##### Information provided #####

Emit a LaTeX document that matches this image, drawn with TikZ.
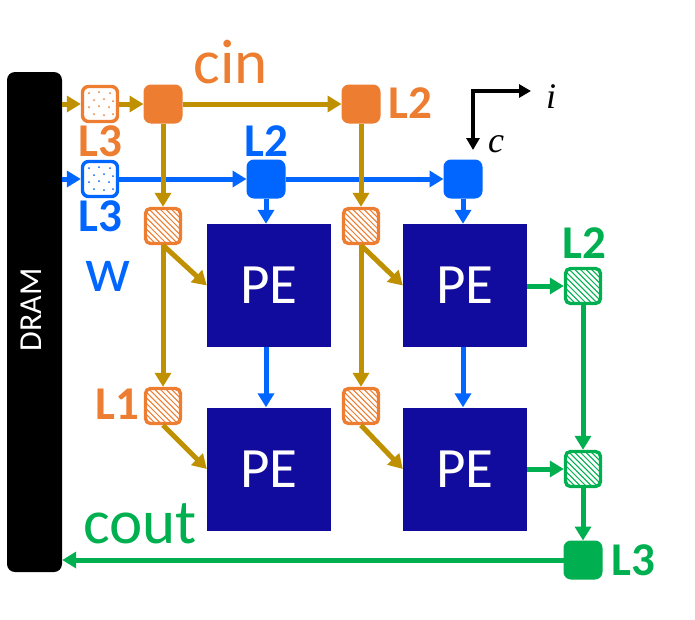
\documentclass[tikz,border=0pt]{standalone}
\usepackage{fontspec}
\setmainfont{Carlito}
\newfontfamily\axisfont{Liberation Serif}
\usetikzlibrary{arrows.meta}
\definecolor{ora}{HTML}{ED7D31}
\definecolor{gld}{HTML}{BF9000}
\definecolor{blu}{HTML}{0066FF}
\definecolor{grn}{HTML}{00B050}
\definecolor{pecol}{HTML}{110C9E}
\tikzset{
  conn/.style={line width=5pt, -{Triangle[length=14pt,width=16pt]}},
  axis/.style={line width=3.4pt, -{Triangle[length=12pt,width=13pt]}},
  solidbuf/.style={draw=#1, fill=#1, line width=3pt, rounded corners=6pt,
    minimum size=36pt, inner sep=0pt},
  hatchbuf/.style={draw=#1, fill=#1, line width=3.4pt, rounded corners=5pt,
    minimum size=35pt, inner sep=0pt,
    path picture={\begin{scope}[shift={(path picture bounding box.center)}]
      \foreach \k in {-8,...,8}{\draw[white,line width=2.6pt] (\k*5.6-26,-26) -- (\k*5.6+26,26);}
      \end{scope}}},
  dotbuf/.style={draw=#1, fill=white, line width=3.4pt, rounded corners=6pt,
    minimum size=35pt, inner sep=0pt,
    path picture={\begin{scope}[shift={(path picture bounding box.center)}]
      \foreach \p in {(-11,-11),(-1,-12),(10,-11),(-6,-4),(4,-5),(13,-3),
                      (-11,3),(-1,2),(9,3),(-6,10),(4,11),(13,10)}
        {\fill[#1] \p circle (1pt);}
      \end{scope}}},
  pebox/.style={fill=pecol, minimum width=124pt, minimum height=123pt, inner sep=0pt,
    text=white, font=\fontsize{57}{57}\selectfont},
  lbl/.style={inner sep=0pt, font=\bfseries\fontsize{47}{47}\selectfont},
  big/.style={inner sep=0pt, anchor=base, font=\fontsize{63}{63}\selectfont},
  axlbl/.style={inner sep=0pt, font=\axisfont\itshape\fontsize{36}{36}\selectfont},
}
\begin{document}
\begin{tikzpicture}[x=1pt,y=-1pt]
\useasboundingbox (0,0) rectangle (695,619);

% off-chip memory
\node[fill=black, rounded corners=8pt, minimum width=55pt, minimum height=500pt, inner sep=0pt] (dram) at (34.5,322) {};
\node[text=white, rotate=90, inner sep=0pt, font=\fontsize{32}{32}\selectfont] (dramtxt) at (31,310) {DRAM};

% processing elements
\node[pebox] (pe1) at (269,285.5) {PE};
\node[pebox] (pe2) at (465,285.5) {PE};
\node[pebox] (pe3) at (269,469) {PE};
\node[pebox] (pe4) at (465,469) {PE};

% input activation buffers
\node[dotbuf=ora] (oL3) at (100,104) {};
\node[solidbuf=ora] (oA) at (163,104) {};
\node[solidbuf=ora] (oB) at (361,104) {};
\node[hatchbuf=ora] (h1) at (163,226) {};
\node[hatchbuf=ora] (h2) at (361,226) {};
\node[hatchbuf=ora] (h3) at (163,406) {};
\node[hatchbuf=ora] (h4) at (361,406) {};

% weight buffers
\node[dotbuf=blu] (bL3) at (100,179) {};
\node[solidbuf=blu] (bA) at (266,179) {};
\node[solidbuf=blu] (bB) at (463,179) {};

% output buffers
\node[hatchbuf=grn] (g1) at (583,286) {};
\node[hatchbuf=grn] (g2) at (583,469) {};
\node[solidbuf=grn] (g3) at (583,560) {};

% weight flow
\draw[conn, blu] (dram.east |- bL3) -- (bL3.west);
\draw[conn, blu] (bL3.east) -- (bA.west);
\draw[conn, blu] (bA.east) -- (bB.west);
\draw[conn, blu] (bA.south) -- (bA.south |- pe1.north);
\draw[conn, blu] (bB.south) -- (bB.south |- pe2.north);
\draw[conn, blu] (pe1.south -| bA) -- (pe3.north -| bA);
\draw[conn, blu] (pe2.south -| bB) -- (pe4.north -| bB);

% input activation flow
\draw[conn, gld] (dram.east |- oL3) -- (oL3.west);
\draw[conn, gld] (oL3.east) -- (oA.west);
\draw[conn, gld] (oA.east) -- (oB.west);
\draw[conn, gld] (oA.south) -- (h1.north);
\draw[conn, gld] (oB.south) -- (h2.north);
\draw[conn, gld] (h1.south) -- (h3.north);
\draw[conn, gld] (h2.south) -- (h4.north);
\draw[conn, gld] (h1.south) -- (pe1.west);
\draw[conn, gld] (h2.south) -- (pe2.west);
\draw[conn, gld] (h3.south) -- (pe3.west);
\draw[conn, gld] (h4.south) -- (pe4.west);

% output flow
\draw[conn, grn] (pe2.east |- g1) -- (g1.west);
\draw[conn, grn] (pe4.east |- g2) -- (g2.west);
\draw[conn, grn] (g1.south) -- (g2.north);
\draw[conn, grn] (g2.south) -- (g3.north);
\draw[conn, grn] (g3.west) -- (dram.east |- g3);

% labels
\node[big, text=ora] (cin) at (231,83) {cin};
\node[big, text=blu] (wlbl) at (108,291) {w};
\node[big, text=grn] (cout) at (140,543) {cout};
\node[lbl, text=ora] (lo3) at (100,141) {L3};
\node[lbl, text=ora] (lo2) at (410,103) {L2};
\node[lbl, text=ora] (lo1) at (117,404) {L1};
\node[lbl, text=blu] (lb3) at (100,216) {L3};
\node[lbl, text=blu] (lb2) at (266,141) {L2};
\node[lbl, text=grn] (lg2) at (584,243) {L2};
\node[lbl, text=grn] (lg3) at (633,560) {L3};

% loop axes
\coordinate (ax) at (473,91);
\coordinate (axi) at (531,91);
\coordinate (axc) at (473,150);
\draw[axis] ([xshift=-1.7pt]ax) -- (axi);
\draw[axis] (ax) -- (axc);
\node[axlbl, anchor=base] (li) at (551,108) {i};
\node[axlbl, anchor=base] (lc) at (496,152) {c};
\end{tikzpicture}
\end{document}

#####

## [Task requirements]
Extract the lines exactly, please: the first line of the listing, the line with "(dramtxt) at (31,310)", and every line between them, but no pictures.

## [Solution to this problem]
Emit a LaTeX document that matches this image, drawn with TikZ.
\documentclass[tikz,border=0pt]{standalone}
\usepackage{fontspec}
\setmainfont{Carlito}
\newfontfamily\axisfont{Liberation Serif}
\usetikzlibrary{arrows.meta}
\definecolor{ora}{HTML}{ED7D31}
\definecolor{gld}{HTML}{BF9000}
\definecolor{blu}{HTML}{0066FF}
\definecolor{grn}{HTML}{00B050}
\definecolor{pecol}{HTML}{110C9E}
\tikzset{
  conn/.style={line width=5pt, -{Triangle[length=14pt,width=16pt]}},
  axis/.style={line width=3.4pt, -{Triangle[length=12pt,width=13pt]}},
  solidbuf/.style={draw=#1, fill=#1, line width=3pt, rounded corners=6pt,
    minimum size=36pt, inner sep=0pt},
  hatchbuf/.style={draw=#1, fill=#1, line width=3.4pt, rounded corners=5pt,
    minimum size=35pt, inner sep=0pt,
    path picture={\begin{scope}[shift={(path picture bounding box.center)}]
      \foreach \k in {-8,...,8}{\draw[white,line width=2.6pt] (\k*5.6-26,-26) -- (\k*5.6+26,26);}
      \end{scope}}},
  dotbuf/.style={draw=#1, fill=white, line width=3.4pt, rounded corners=6pt,
    minimum size=35pt, inner sep=0pt,
    path picture={\begin{scope}[shift={(path picture bounding box.center)}]
      \foreach \p in {(-11,-11),(-1,-12),(10,-11),(-6,-4),(4,-5),(13,-3),
                      (-11,3),(-1,2),(9,3),(-6,10),(4,11),(13,10)}
        {\fill[#1] \p circle (1pt);}
      \end{scope}}},
  pebox/.style={fill=pecol, minimum width=124pt, minimum height=123pt, inner sep=0pt,
    text=white, font=\fontsize{57}{57}\selectfont},
  lbl/.style={inner sep=0pt, font=\bfseries\fontsize{47}{47}\selectfont},
  big/.style={inner sep=0pt, anchor=base, font=\fontsize{63}{63}\selectfont},
  axlbl/.style={inner sep=0pt, font=\axisfont\itshape\fontsize{36}{36}\selectfont},
}
\begin{document}
\begin{tikzpicture}[x=1pt,y=-1pt]
\useasboundingbox (0,0) rectangle (695,619);

% off-chip memory
\node[fill=black, rounded corners=8pt, minimum width=55pt, minimum height=500pt, inner sep=0pt] (dram) at (34.5,322) {};
\node[text=white, rotate=90, inner sep=0pt, font=\fontsize{32}{32}\selectfont] (dramtxt) at (31,310) {DRAM};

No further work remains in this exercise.